┏━━
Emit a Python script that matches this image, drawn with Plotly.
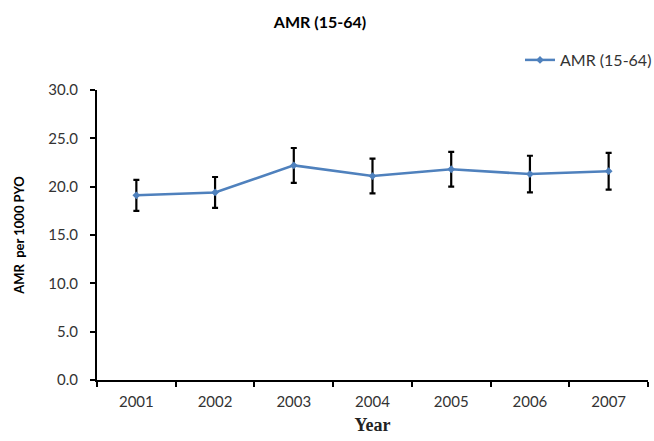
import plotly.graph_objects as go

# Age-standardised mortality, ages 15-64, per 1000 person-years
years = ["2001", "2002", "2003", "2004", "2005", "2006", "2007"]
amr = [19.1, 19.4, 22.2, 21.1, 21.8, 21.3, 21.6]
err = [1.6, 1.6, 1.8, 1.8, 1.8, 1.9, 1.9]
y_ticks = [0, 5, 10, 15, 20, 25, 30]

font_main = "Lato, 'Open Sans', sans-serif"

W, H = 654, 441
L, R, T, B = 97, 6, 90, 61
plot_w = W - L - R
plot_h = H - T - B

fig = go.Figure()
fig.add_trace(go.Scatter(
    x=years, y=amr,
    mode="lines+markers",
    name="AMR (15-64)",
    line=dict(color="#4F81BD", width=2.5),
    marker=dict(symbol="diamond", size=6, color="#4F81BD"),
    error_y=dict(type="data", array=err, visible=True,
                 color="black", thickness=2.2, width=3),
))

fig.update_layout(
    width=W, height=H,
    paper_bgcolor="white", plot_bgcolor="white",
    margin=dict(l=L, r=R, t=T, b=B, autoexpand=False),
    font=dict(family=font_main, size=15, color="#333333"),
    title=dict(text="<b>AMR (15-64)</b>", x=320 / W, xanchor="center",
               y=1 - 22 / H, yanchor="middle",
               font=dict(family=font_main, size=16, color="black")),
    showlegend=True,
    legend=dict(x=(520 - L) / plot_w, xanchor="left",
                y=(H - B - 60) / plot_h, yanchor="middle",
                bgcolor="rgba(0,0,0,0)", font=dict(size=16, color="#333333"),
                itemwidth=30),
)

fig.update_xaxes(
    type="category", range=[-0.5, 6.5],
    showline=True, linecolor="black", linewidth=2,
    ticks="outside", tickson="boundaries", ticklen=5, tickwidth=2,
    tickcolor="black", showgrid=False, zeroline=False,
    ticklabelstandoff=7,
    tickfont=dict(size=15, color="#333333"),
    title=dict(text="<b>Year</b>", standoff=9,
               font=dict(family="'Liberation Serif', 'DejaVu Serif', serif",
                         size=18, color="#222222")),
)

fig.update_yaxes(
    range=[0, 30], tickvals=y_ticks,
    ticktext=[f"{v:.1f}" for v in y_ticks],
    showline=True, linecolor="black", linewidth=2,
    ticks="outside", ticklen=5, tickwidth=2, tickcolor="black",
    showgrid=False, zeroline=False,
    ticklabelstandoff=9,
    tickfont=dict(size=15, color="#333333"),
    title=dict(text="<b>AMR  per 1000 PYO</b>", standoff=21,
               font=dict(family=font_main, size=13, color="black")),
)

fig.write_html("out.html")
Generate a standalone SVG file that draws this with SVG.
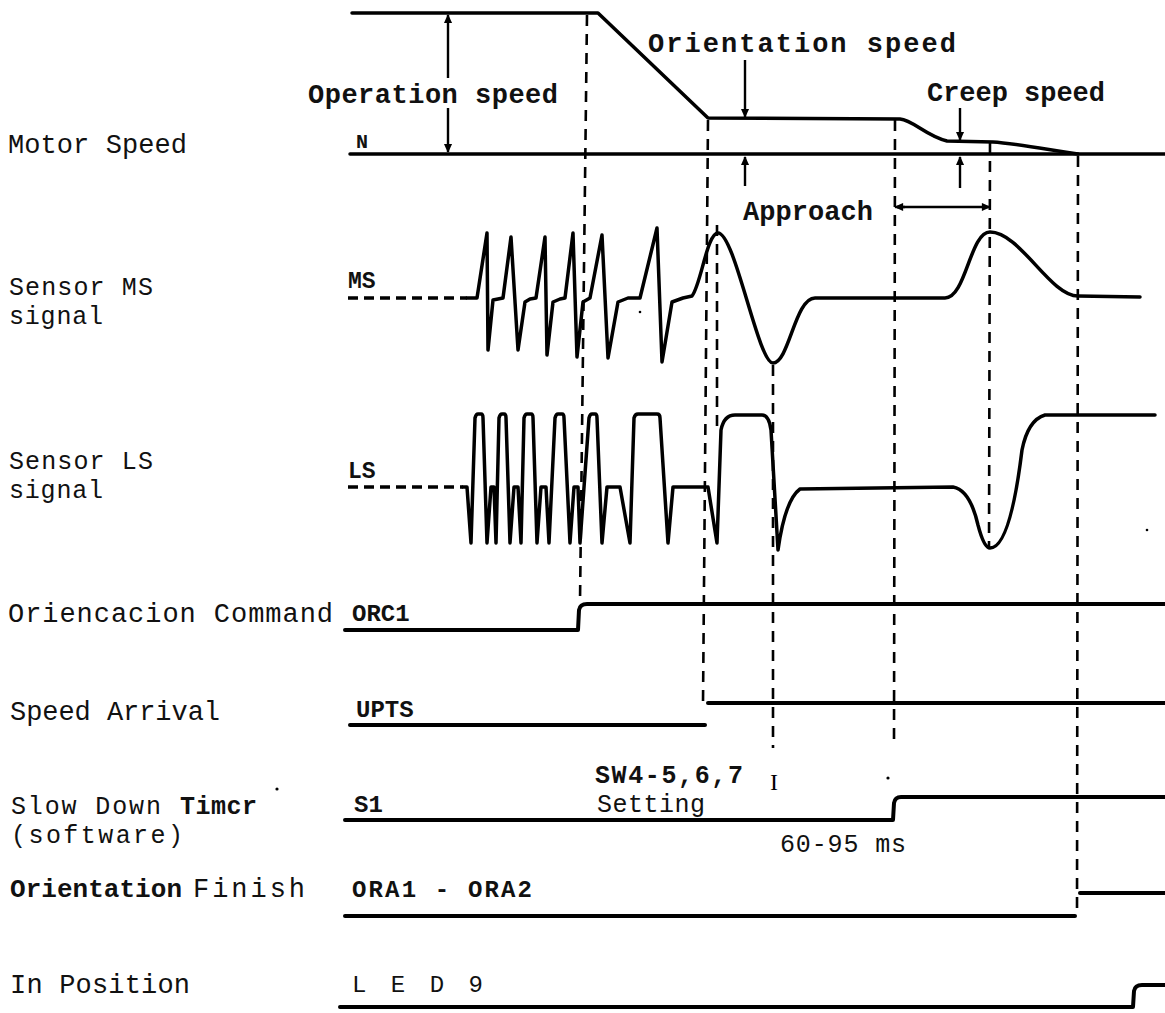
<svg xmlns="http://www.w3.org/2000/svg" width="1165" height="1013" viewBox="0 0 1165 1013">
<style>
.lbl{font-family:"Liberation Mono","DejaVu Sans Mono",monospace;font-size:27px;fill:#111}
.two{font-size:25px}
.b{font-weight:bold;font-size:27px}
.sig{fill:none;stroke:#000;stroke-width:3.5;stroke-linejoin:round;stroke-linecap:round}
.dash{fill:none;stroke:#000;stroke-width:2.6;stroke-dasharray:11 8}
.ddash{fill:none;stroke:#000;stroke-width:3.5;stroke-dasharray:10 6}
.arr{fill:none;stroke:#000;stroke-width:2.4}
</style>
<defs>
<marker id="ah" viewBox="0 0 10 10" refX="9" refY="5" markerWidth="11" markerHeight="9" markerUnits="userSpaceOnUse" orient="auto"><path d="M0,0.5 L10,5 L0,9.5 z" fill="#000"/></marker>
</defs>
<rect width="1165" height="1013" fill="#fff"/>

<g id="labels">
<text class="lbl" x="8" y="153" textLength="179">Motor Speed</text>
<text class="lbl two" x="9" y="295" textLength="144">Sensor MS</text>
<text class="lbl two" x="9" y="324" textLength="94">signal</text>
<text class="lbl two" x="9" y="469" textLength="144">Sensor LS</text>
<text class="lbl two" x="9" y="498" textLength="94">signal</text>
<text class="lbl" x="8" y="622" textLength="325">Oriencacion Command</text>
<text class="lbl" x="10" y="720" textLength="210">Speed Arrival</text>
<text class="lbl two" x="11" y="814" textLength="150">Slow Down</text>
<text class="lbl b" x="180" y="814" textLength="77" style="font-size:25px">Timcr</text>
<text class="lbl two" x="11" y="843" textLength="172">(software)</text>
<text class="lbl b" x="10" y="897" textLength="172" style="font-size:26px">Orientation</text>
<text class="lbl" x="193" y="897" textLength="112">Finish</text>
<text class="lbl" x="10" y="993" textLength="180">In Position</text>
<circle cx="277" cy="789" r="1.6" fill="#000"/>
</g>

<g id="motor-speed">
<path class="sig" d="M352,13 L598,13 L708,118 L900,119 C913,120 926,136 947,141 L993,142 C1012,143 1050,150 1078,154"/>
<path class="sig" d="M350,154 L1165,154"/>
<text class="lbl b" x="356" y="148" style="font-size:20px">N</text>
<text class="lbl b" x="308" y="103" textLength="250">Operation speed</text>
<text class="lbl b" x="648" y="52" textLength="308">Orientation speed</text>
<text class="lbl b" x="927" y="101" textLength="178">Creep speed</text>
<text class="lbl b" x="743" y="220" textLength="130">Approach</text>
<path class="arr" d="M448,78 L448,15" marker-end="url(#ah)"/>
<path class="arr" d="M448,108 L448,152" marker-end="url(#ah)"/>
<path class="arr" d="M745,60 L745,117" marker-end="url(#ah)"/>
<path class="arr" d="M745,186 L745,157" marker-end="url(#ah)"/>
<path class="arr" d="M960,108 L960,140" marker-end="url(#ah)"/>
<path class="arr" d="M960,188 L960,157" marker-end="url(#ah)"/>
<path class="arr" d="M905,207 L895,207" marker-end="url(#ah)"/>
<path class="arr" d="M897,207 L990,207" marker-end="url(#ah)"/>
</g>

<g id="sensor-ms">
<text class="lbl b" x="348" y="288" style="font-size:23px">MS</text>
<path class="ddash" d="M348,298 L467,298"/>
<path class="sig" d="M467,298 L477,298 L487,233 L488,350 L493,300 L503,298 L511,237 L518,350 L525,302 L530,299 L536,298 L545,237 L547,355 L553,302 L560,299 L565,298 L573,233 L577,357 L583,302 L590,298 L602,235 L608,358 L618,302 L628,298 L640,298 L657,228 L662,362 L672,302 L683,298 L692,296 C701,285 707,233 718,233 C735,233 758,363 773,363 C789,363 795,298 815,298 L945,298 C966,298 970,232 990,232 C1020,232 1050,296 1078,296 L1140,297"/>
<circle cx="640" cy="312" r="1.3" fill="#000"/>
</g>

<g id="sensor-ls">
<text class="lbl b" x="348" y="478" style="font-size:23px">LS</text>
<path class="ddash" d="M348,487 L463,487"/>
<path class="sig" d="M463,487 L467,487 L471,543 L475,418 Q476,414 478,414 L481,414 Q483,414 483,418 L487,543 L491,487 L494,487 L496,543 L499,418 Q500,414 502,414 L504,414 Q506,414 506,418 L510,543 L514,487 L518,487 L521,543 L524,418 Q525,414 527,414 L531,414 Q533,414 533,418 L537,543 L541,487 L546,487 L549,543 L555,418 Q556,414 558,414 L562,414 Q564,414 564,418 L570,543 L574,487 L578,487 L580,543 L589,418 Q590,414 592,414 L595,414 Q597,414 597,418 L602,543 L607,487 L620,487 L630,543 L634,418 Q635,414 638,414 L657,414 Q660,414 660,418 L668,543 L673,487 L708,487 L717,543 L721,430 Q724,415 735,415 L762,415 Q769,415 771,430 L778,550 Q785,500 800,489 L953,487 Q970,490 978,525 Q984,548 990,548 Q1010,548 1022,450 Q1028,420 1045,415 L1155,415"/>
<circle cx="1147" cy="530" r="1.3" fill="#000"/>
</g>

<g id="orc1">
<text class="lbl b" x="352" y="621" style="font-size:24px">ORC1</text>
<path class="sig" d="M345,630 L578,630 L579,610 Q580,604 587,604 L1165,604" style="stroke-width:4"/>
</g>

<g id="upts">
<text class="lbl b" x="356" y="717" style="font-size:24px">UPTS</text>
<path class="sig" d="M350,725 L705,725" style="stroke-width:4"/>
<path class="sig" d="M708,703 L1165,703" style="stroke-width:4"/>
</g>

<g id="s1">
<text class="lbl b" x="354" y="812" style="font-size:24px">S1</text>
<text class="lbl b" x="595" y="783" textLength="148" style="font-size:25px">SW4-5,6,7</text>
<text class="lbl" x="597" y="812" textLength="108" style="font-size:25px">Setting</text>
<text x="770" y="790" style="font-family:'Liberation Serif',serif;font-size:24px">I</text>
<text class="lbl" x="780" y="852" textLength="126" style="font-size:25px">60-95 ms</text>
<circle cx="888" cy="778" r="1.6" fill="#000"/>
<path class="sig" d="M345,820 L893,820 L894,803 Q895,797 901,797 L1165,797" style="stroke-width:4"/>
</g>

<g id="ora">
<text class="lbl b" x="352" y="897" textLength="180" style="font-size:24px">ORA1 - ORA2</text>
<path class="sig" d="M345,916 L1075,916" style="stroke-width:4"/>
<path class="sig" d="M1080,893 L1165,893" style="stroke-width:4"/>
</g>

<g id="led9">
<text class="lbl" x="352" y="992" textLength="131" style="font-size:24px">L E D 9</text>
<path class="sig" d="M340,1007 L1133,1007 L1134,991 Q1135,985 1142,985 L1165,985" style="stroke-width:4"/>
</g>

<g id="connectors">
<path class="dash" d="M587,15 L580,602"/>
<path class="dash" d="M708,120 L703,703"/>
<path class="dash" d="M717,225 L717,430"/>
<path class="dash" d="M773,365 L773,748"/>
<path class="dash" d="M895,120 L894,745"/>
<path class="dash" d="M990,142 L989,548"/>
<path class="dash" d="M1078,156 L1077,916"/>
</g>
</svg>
┗━━
• Stated task: Please quote exactly the run of lines that starts the entries and ends at the line containing "import plotly.graph_objects as go", leaving out every picture.

• Task result:
Emit a Python script that matches this image, drawn with Plotly.
import plotly.graph_objects as go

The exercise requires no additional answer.